Many people whose lives are task focused and driven by their diaries don’t like chaos and so they desperately try to impose order upon it. Many believers here think that I have some secret gift for getting people want to hang out with me on the scheme. But I don’t. I just pursue people. I am constantly intentionally alert and sensitive to any all opportunities that present themselves. I take a real interest in people. I hang out with them whether we talk about Jesus or not. We need to be a people whose prayer cry is:
Break into my day Lord and help me to break into somebody else’s.
So much that I read about community and missional living is concerned with fitting people into the structures of our day and our lives. That works fine in ‘order world’ but in ‘chaos city’ that doesn’t fly. In chaos city missional living is on the fly, spur of the moment, intuitive decision making that has to deal with the immediacy of the person in front of you.
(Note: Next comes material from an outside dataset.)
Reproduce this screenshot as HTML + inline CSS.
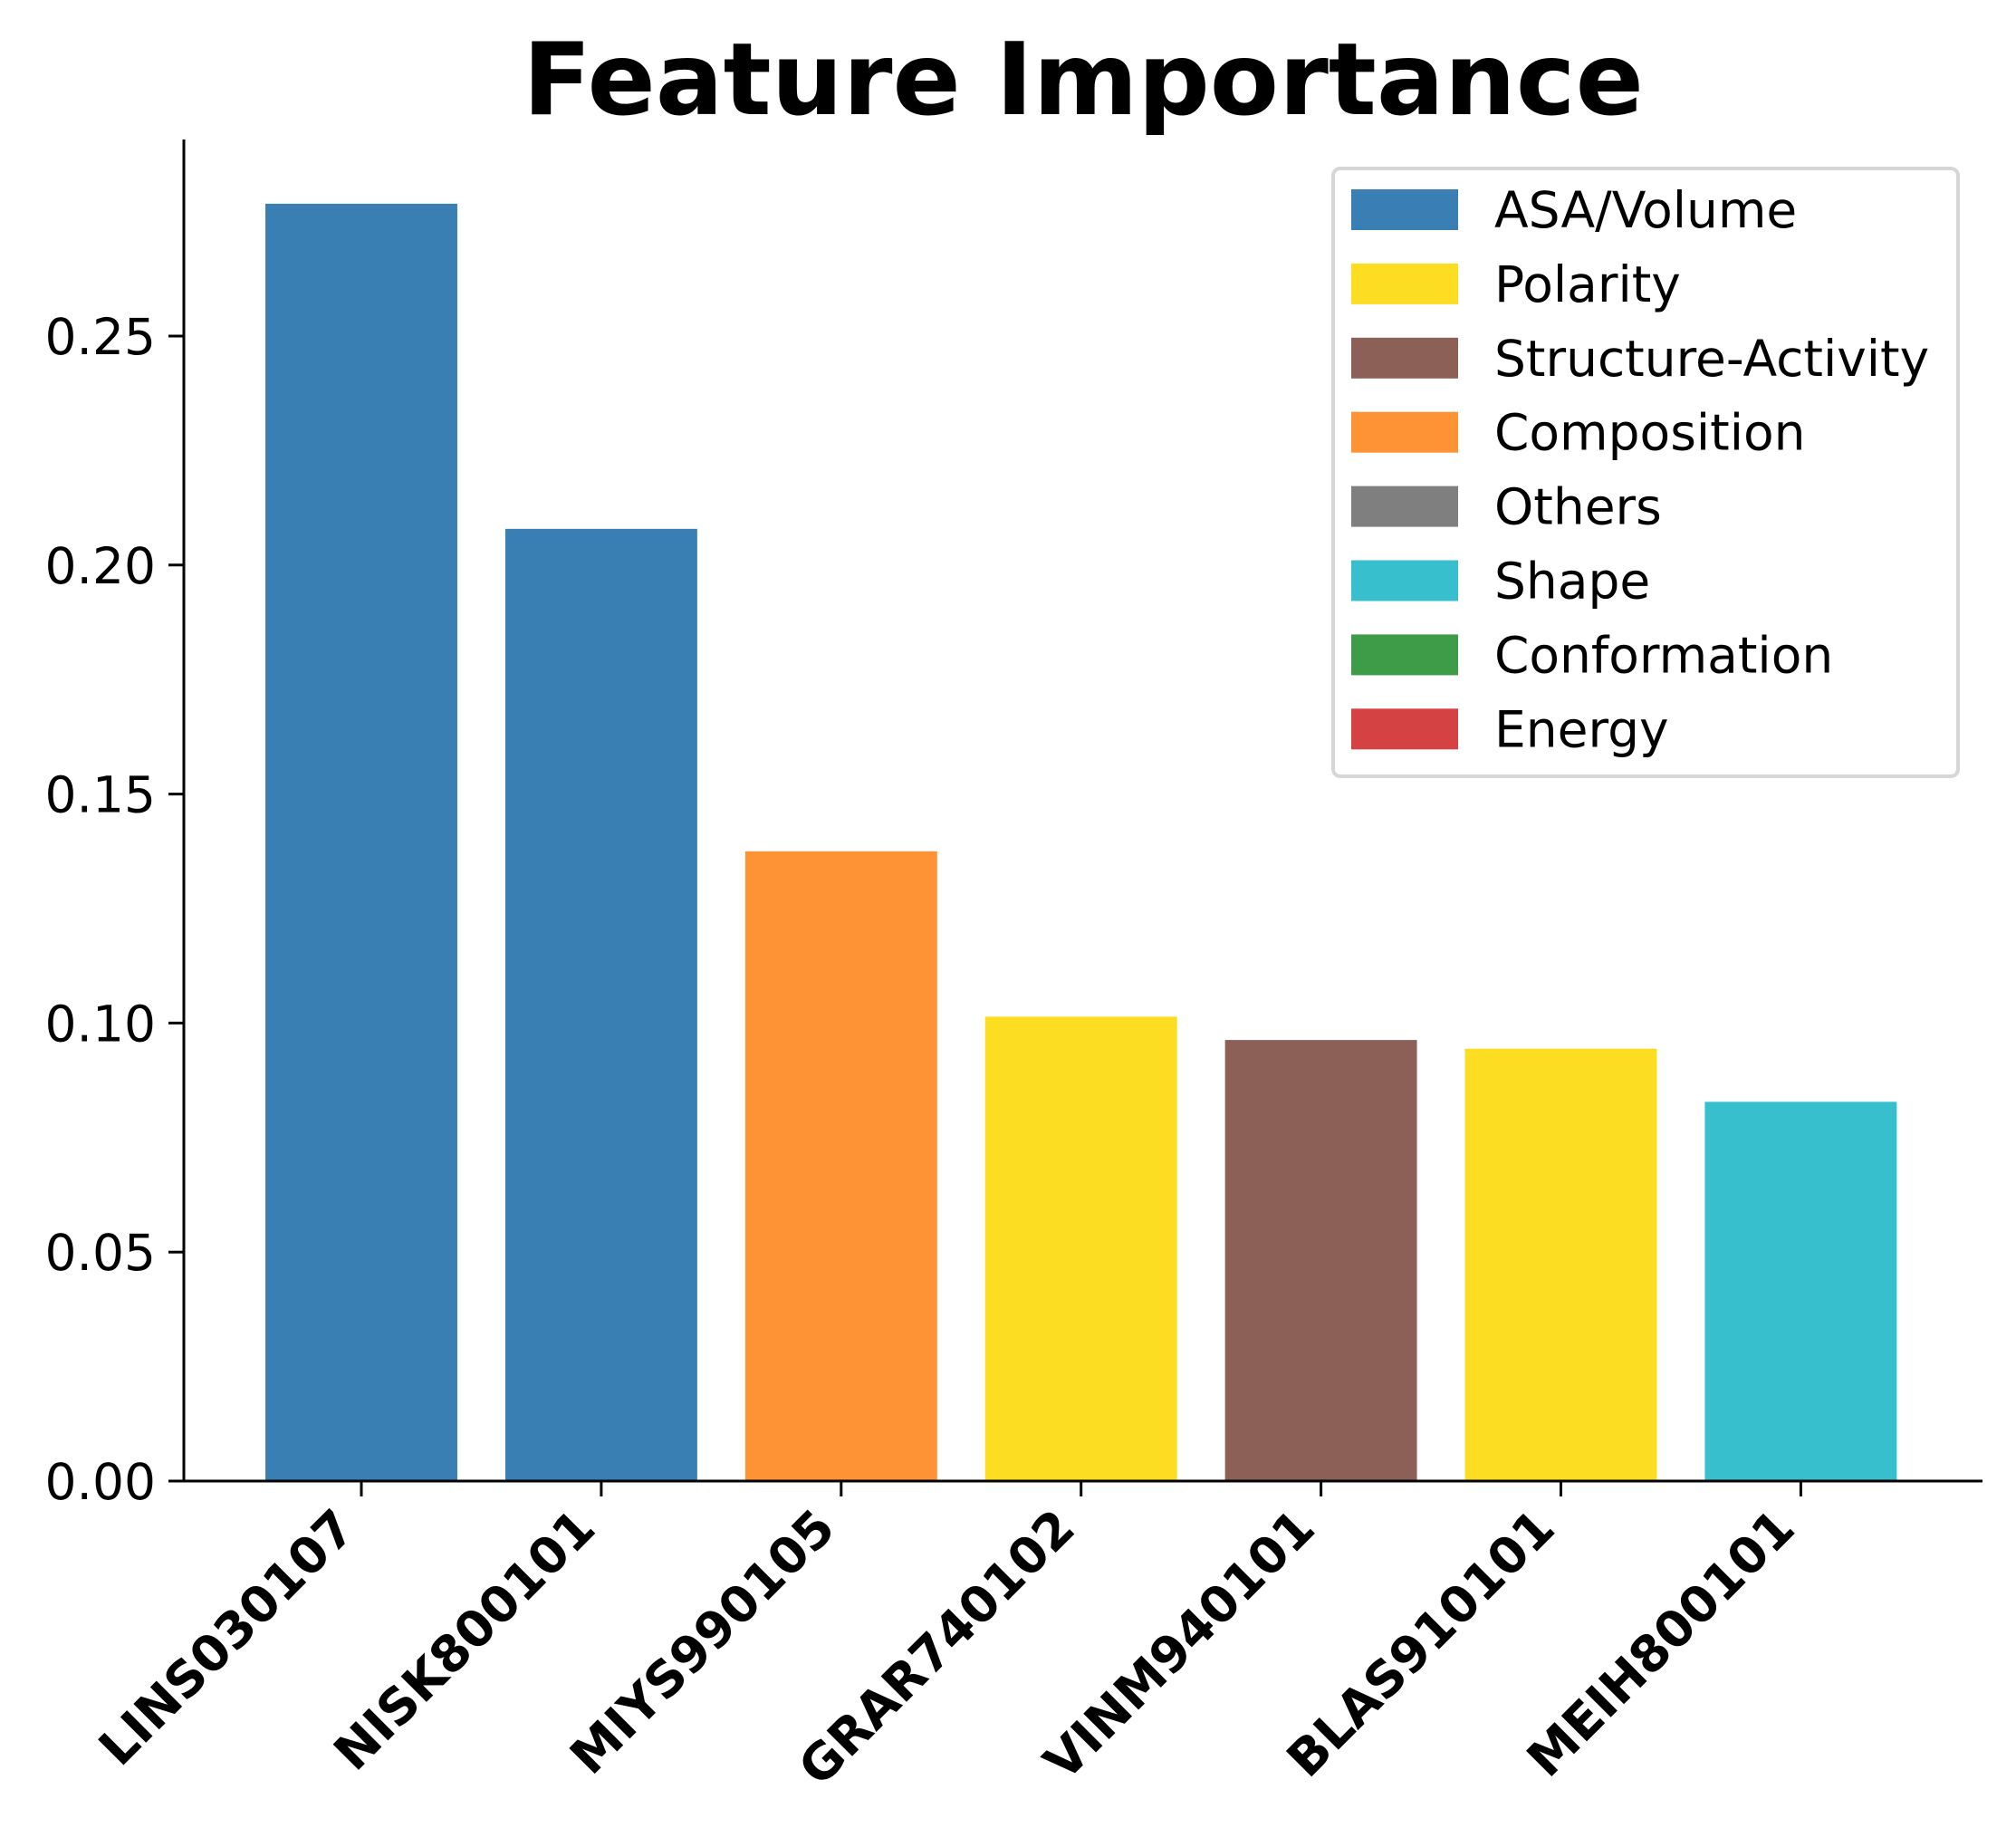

They need you NOW, not a week on Thursday when you have a free window.
I wrote on Monday about how serious we take God’s command for us to give our lives over to Him and His service. God’s will for the disciples was to send them as sheep among wolves. Why is it then that so much of the talk about mission and evangelism reads like a health & safety pamphlet? We’ll be doing risk assessments next before we embark on evangelistic service! I hear lots of chat along the following lines:
God wouldn’t want us to do anything foolish or too costly. He wants us to use our common sense after all. We must be wise in what we do. We wouldn’t want to burn ourselves out. What good would we be then?
Don’t worry, I think many Christians are so wet they wouldn’t set alight if they were dipped in paraffin and lowered into an active volcano! The Bible I read tells me that God doesn’t want us to burn ourselves out. He wants us to do more than that! God wants us to give our lives!! Do we realise what it costs to ask somebody to turn to Christ on a housing scheme? The pressures are enormous. What cost many of us who just drive in, deliver this wonderful news and drive back out again? Or live here, call them to a life of self-sacrifice and promise to meet up with them for an hour once a week if we’re not too busy. What are we really willing to sacrifice for the gospel? Where’s the line we won’t cross in terms of service? Where does our ‘Yes, but‘ enter into this type of thinking? We shouldn’t be be selling people a product we’re not buying and using ourselves.
Evangelism on the way means learning to listen well, keeping our spiritual eyes open to instant opportunities, being spontaneously flexible, walking with people through the mundane and, very often, being willing to go the extra 10 miles for the sake of the gospel of the Lord Jesus Christ. We ask a lot in Niddrie but nowhere near as much as God requires from those of us who promised to forsake all to follow the Lord.